What is needed
Please, without the pictures, retype exactly the lines from the start of the material through the line that holds "const yTickValues = [-1500, -1000, -500, 0, 500, 1000, 1500];".

--------

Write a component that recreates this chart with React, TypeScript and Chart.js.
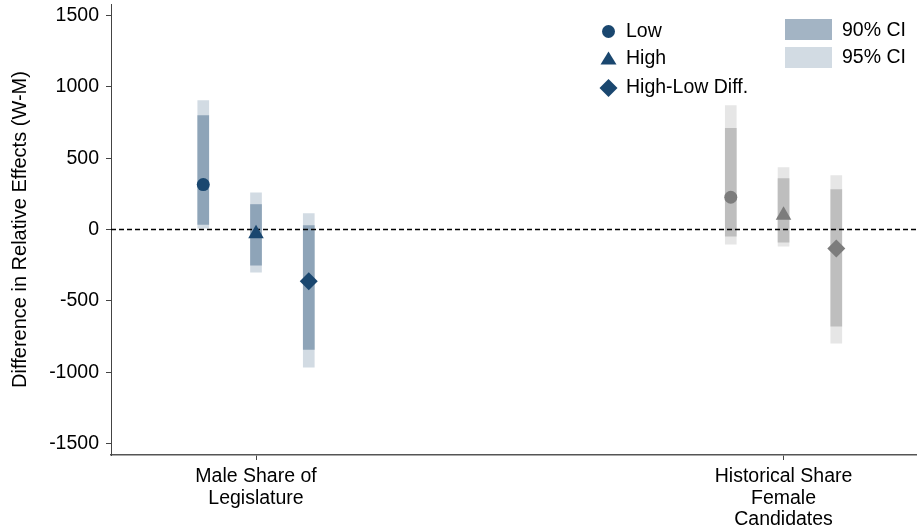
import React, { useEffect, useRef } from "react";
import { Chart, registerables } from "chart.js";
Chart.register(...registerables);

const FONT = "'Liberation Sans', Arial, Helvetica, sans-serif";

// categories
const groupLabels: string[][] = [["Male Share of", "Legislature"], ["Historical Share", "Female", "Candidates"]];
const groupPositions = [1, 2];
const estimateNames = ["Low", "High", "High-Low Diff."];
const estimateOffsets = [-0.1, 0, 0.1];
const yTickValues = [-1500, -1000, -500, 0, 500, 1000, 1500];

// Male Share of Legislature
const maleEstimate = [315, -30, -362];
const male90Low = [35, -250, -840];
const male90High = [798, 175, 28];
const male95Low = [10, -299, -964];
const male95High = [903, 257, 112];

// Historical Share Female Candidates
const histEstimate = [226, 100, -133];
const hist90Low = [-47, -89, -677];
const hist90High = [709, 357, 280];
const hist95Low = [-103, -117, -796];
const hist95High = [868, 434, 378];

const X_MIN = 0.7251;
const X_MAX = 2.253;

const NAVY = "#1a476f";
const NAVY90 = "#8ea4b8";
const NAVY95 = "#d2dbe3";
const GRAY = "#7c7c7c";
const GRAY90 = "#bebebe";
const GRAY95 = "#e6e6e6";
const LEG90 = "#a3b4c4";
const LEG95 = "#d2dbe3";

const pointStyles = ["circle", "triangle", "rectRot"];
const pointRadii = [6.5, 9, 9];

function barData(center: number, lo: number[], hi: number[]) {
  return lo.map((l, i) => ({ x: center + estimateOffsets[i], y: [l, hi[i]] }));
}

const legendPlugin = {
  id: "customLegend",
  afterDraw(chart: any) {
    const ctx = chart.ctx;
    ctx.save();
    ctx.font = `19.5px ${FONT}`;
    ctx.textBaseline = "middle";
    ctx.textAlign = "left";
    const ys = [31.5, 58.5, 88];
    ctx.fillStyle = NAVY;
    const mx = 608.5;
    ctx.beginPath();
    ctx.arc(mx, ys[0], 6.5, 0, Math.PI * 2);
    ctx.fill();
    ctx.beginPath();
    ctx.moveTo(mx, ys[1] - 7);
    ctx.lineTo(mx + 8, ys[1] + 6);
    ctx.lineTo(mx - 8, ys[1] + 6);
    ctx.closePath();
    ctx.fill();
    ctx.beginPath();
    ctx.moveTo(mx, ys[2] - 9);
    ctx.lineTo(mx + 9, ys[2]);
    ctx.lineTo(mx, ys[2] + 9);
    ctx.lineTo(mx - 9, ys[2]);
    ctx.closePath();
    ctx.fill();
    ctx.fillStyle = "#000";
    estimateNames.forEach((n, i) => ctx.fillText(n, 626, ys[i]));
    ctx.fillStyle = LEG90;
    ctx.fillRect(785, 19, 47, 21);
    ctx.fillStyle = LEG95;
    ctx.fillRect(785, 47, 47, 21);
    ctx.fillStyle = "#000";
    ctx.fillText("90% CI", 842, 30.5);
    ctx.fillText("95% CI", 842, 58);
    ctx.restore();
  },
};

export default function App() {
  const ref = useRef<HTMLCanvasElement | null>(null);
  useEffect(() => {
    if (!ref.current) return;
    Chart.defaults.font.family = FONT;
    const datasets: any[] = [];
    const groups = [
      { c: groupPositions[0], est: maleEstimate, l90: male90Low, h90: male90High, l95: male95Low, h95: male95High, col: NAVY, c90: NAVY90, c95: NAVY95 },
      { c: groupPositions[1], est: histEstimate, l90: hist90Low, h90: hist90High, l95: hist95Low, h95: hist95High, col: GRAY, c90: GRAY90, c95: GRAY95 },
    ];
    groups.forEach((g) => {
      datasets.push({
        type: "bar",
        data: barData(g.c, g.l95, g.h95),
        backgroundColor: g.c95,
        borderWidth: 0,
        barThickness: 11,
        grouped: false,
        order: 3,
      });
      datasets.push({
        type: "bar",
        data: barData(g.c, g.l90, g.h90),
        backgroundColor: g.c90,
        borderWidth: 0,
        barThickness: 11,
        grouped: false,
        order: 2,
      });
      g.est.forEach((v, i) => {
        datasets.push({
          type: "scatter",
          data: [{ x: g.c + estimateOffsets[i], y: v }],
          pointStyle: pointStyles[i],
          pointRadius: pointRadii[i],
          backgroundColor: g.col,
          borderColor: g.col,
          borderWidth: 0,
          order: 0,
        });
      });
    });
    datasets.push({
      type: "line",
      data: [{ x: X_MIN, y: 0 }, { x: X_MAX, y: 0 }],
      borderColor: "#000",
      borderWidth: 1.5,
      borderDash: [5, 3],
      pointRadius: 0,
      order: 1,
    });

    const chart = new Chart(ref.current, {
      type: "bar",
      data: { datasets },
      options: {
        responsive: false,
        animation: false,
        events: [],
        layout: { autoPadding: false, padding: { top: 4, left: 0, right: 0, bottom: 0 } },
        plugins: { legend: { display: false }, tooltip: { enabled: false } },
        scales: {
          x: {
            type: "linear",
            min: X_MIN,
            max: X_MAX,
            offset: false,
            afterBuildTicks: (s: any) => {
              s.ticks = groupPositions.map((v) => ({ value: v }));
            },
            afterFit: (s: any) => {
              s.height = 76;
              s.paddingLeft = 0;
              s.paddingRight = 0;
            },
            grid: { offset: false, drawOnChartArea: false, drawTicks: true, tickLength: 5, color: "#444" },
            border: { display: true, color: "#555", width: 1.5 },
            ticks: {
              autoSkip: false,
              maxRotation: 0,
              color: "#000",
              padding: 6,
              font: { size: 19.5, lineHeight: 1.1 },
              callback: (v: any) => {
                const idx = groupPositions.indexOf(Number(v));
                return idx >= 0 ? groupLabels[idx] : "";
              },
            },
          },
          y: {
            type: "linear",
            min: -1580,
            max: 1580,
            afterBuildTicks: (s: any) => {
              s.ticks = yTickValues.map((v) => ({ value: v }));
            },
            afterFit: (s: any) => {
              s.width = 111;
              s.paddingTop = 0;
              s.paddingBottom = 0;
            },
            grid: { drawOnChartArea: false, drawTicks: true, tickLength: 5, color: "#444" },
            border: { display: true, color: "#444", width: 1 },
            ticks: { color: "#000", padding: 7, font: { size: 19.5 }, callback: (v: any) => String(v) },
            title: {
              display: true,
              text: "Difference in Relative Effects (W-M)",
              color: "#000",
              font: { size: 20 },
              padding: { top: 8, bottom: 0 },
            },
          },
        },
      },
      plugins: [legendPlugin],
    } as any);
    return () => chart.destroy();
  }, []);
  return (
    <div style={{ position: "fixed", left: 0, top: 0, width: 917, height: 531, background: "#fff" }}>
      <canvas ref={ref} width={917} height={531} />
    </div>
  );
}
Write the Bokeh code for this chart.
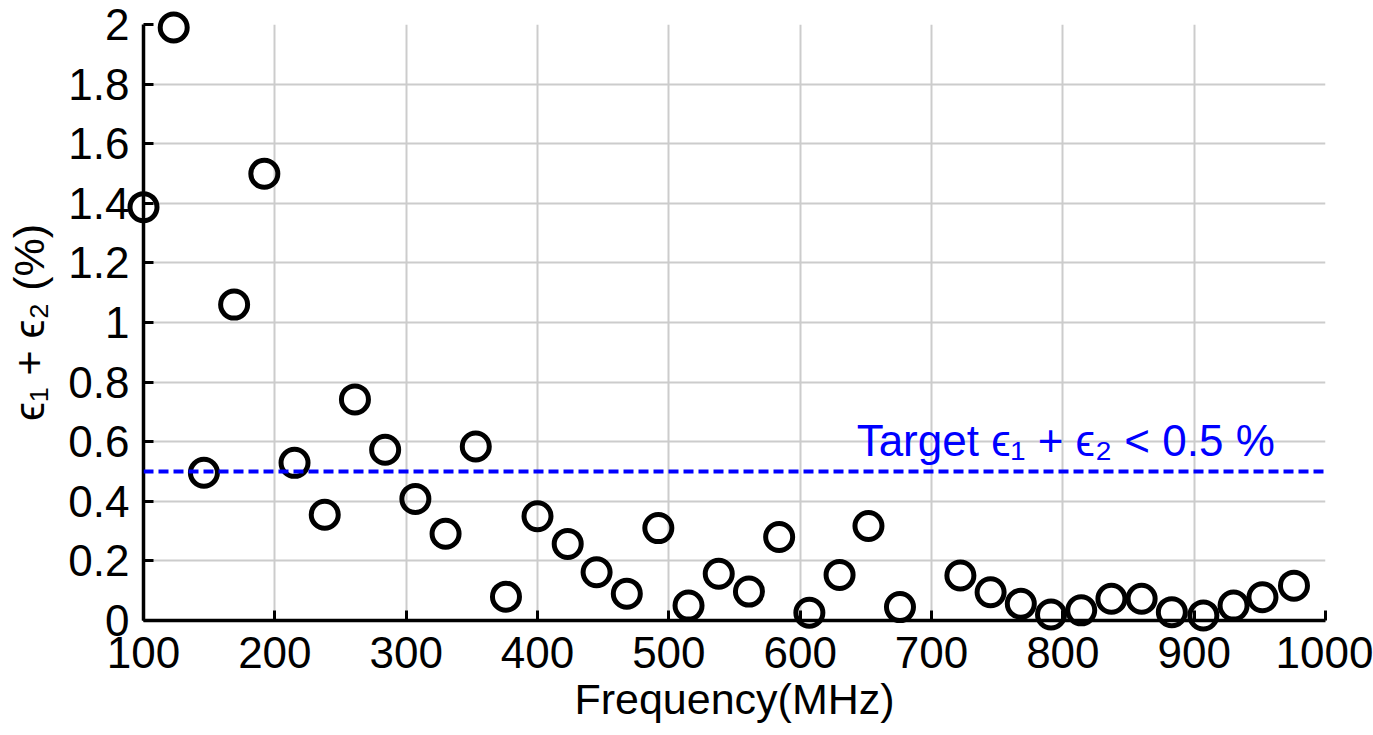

--------

Task response
Write a component that recreates this chart with React, TypeScript and Chart.js.
import React, { useEffect, useRef } from "react";
import { Chart, registerables } from "chart.js";
Chart.register(...registerables);

const FONT = "'Liberation Sans', Arial, Helvetica, sans-serif";

// categories
const groupLabels: string[][] = [["Male Share of", "Legislature"], ["Historical Share", "Female", "Candidates"]];
const groupPositions = [1, 2];
const estimateNames = ["Low", "High", "High-Low Diff."];
const estimateOffsets = [-0.1, 0, 0.1];
const yTickValues = [-1500, -1000, -500, 0, 500, 1000, 1500];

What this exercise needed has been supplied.